BEGIN RAW DATA

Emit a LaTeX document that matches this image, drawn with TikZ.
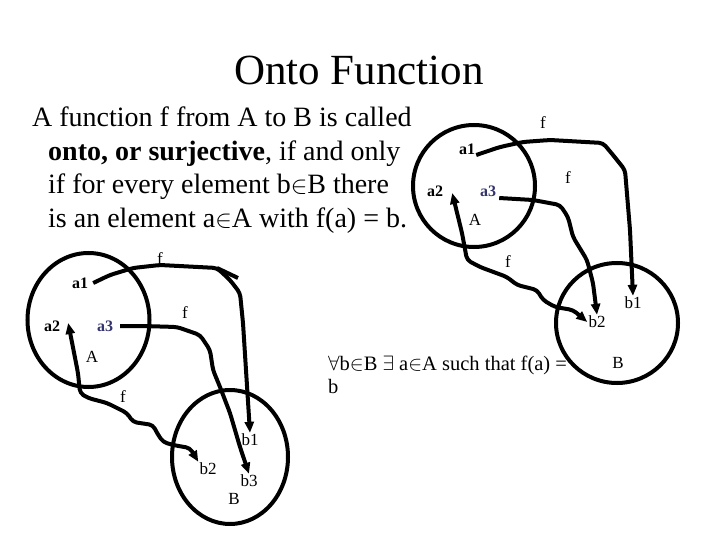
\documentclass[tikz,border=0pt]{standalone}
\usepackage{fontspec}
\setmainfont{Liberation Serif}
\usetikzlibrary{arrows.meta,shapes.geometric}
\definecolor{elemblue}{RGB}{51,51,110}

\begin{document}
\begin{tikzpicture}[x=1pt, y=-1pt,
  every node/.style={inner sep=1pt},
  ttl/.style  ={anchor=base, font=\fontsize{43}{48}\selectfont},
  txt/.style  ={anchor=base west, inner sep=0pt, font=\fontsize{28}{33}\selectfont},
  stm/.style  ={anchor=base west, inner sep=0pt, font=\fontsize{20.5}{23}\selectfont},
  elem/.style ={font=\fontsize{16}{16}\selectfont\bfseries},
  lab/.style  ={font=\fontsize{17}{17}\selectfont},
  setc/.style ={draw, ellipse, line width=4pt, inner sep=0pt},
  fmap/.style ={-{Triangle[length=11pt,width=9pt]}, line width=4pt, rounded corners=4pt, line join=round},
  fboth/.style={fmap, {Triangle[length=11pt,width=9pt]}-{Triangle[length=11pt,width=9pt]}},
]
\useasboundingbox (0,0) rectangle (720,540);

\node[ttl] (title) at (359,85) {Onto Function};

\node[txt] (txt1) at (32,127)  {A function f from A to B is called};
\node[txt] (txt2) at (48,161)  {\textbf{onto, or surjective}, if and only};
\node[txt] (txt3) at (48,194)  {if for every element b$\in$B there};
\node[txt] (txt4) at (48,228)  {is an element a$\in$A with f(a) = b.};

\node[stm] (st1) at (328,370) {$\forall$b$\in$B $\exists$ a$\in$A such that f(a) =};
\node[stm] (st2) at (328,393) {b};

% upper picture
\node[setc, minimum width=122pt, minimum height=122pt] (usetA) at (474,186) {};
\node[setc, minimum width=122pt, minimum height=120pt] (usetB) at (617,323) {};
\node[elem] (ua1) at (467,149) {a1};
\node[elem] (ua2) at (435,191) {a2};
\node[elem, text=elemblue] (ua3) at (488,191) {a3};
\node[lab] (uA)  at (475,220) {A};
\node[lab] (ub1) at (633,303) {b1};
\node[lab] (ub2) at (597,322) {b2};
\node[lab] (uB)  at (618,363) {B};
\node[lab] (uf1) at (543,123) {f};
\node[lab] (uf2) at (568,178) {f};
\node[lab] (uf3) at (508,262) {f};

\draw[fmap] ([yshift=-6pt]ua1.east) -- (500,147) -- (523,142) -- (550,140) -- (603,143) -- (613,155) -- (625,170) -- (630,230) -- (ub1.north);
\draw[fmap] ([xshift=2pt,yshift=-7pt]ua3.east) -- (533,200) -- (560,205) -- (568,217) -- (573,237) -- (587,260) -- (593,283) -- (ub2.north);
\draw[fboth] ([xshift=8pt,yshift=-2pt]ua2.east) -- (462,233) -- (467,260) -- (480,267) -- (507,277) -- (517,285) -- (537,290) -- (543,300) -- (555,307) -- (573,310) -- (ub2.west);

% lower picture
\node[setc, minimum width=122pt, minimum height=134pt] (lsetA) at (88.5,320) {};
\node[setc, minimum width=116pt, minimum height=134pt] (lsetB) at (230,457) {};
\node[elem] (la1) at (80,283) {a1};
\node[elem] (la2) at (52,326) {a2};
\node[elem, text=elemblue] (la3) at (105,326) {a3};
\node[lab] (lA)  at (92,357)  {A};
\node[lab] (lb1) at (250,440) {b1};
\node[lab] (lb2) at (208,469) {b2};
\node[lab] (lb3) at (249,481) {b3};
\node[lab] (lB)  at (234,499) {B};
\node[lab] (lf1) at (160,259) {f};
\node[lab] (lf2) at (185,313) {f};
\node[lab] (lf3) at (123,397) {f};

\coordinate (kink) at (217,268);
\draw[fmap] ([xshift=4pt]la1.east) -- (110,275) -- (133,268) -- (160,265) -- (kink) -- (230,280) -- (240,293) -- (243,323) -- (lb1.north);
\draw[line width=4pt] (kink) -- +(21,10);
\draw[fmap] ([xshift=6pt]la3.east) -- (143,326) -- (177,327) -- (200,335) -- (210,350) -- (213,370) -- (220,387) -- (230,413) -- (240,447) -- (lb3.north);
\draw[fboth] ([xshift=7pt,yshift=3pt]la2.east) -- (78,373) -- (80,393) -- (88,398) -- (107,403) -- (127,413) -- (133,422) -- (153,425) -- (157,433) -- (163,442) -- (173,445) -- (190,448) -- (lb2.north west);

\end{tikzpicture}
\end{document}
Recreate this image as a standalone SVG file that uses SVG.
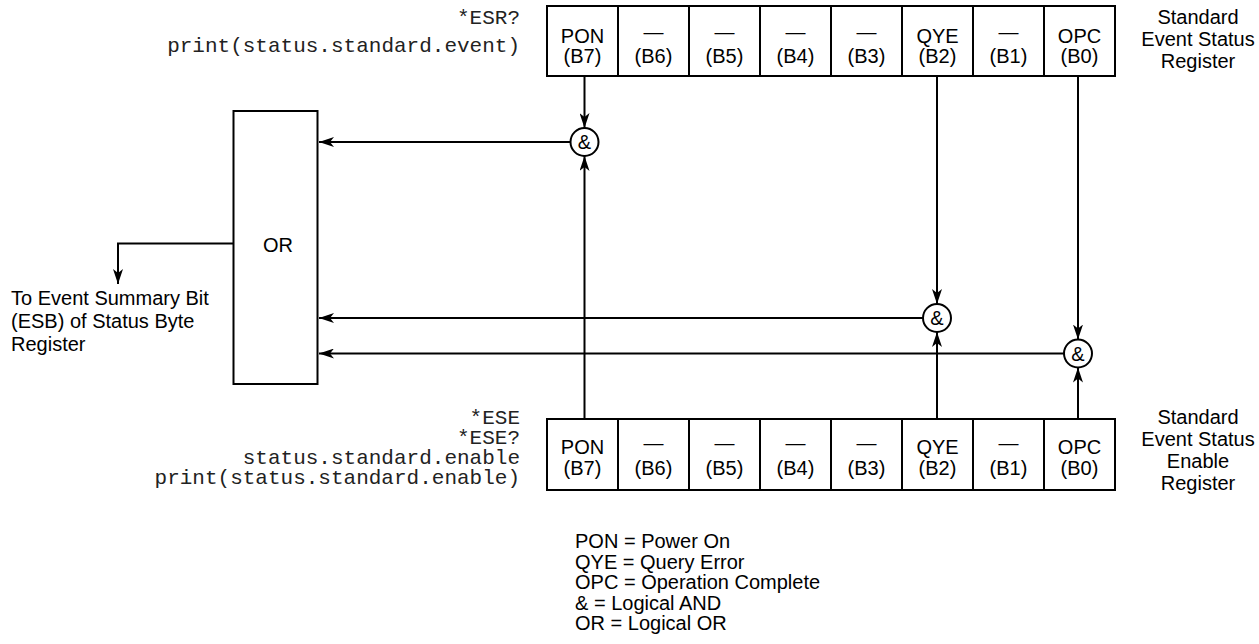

END RAW DATA

REQUIRED WORK — Collect the complete line wherever the string "this" appears in the records.

THE COMPLETED TASK —
Emit a LaTeX document that matches this image, drawn with TikZ.
Recreate this image as a standalone SVG file that uses SVG.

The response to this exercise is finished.